A few days ago, I was curious as to what I had missed out on, so I went on YouTube to see. I lead myself through a series of original series episodes, watched the end of The Return of Optimus Prime, and wondered what I was thinking as a child when I had originally watched this.
And then I found Transformers: Headmasters. I don’t know what I watched, exactly, but Alpha Trion—this old Transformer guy— zapped the Autobot Matrix of Leadership, originally the animated movie’s MacGuffin — and then I think Optimus Prime was supposed to save the day by killing himself and then Hot Rod became Optimus prime and then I read a comment that talked about Transformers joining hands and shooting rainbows.
Yes, you read that correctly. The Japanese people turned the Transformers into the Care Bears.
After that I watched a kid scream at his cat Reo for being a cat, and then dug up a clip from American Idol.
And then today, what do I see recommended by YouTube?

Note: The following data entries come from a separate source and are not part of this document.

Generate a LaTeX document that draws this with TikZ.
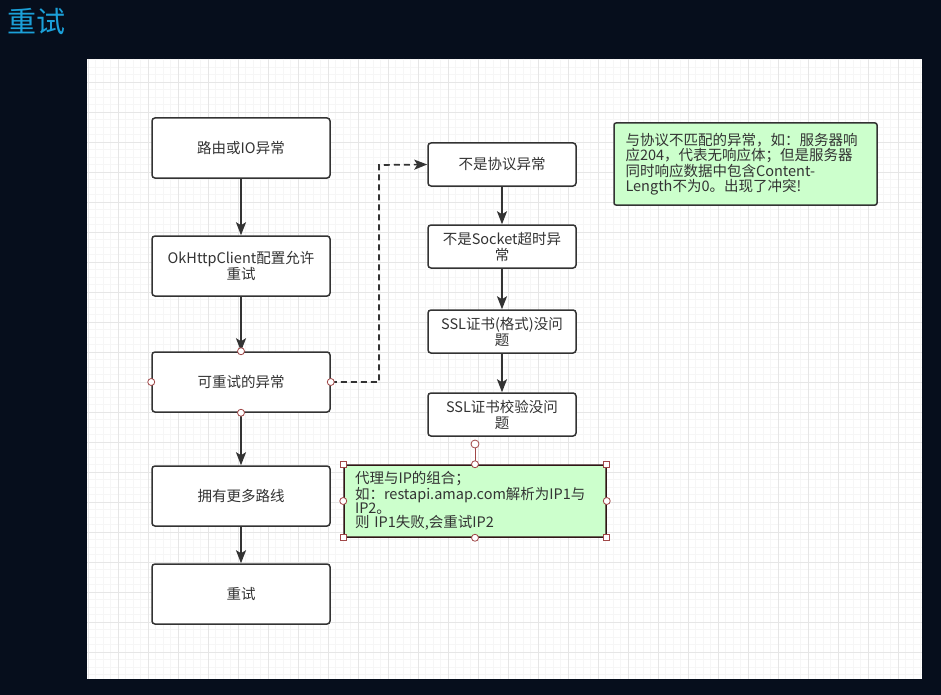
\documentclass[tikz,border=0pt]{standalone}
\usepackage{fontspec}
\setmainfont{Noto Sans CJK SC}
\usetikzlibrary{arrows.meta}
\definecolor{bgc}{HTML}{060E1C}
\definecolor{titlec}{HTML}{1BA0D8}
\definecolor{gridmin}{HTML}{F6F6F6}
\definecolor{gridmaj}{HTML}{E6E6E6}
\definecolor{linec}{HTML}{333333}
\definecolor{notefill}{HTML}{CCFFCC}
\definecolor{handlec}{HTML}{A04848}
\tikzset{
  stepbox/.style={draw=linec, line width=1.5pt, rounded corners=3pt, fill=white,
    text=linec, align=center, font=\fontsize{14.5}{16}\selectfont},
  leftbox/.style={stepbox, minimum width=178pt, minimum height=60pt, text width=170pt},
  rightbox/.style={stepbox, minimum width=148pt, minimum height=43pt, text width=144pt, inner sep=2pt},
  notebox/.style={draw=linec, line width=1.5pt, rounded corners=2pt, fill=notefill,
    text=linec, align=left, inner xsep=11pt, text width=240pt},
  flow/.style={draw=linec, line width=1.7pt, -{Stealth[length=13pt,width=10pt,inset=3pt]}},
  handle/.style={circle, draw=handlec, fill=white, line width=0.8pt, inner sep=0pt, minimum size=7pt},
  sqhandle/.style={rectangle, draw=handlec, fill=white, line width=0.8pt, inner sep=0pt, minimum size=6pt}
}
\begin{document}
\begin{tikzpicture}[x=1pt,y=-1pt]
\useasboundingbox (0,0) rectangle (941,695);
\fill[bgc] (0,0) rectangle (941,695);
\node[anchor=west, text=titlec, font=\fontsize{29}{29}\selectfont, inner sep=0pt] (title) at (7,22) {重试};
\fill[white] (87,59) rectangle (922,679);
\begin{scope}
\clip (87,59) rectangle (922,679);
\foreach \i in {0,...,112} {
  \draw[gridmin, line width=0.5pt] ({88+7.5*\i},59) -- ({88+7.5*\i},679);
}
\foreach \i in {0,...,83} {
  \draw[gridmin, line width=0.5pt] (87,{59.5+7.5*\i}) -- (922,{59.5+7.5*\i});
}
\foreach \i in {0,...,28} {
  \draw[gridmaj, line width=0.6pt] ({88+30*\i},59) -- ({88+30*\i},679);
}
\foreach \i in {0,...,20} {
  \draw[gridmaj, line width=0.6pt] (87,{82+30*\i}) -- (922,{82+30*\i});
}
\end{scope}

% left column
\node[leftbox] (b1) at (241,148) {路由或IO异常};
\node[leftbox] (b2) at (241,266) {OkHttpClient配置允许\\重试};
\node[leftbox] (b3) at (241,382) {可重试的异常};
\node[leftbox] (b4) at (241,496) {拥有更多路线};
\node[leftbox] (b5) at (241,594) {重试};

% right column
\node[rightbox] (r1) at (502,164.5) {不是协议异常};
\node[rightbox] (r2) at (502,246.5) {不是Socket超时异\\常};
\node[rightbox] (r3) at (502,331.5) {SSL证书(格式)没问\\题};
\node[rightbox] (r4) at (502,414.5) {SSL证书校验没问\\题};

% notes
\node[notebox, minimum width=263pt, minimum height=82pt, font=\fontsize{14.5}{15.5}\selectfont] (n1) at (745.5,164)
  {与协议不匹配的异常，如：服务器响\\应204，代表无响应体；但是服务器\\同时响应数据中包含Content-\\Length不为0。出现了冲突!};
\node[notebox, minimum width=262pt, minimum height=72pt, font=\fontsize{14.5}{14}\selectfont, draw=black!70!handlec] (n2) at (475,501)
  {代理与IP的组合；\\如：restapi.amap.com解析为IP1与\\IP2。\\则 IP1失败,会重试IP2};

% connectors
\draw[flow] (b1) -- (b2);
\draw[flow] (b2) -- (b3);
\draw[flow] (b3) -- (b4);
\draw[flow] (b4) -- (b5);
\draw[flow] (r1) -- (r2);
\draw[flow] (r2) -- (r3);
\draw[flow] (r3) -- (r4);
\draw[flow, dash pattern=on 6pt off 4pt] (b3.east) -| (379,165) -- (r1.west);

% handles on b3
\node[handle] (h1) at (b3.north) {};
\node[handle] (h2) at (b3.south) {};
\node[handle] (h3) at (b3.west) {};
\node[handle] (h4) at (b3.east) {};

% handles on n2
\coordinate (rot) at (475,444);
\draw[handlec, line width=0.8pt] (rot) -- (n2.north);
\node[handle, minimum size=8pt] (hr) at (rot) {};
\node[handle] (g1) at (n2.north) {};
\node[handle] (g2) at (n2.south) {};
\node[handle] (g3) at (n2.west) {};
\node[handle] (g4) at (n2.east) {};
\node[sqhandle] (s1) at (n2.north west) {};
\node[sqhandle] (s2) at (n2.north east) {};
\node[sqhandle] (s3) at (n2.south west) {};
\node[sqhandle] (s4) at (n2.south east) {};
\end{tikzpicture}
\end{document}
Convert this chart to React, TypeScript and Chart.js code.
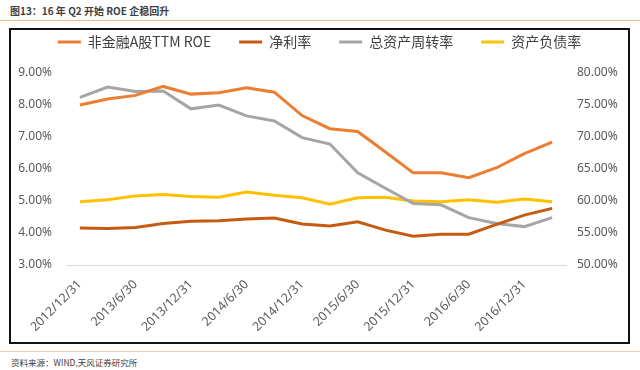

And like an idiot, I watched it. And then I wanted to punch Japanese people.
It’s not the opening titles, which are a full song—and an 80′s J-Pop song no less—and it’s not the random blank screen with circular lights coming out of nowhere. It’s the worse-than-American dialogue, the weird squishy-robotic sounds everything makes, and what looks like a new version of Headmasters———Facemasters.
I have no clue why I’m telling you all of this. I guess it was because I have nothing better to do while waiting for the next phase of my laundry.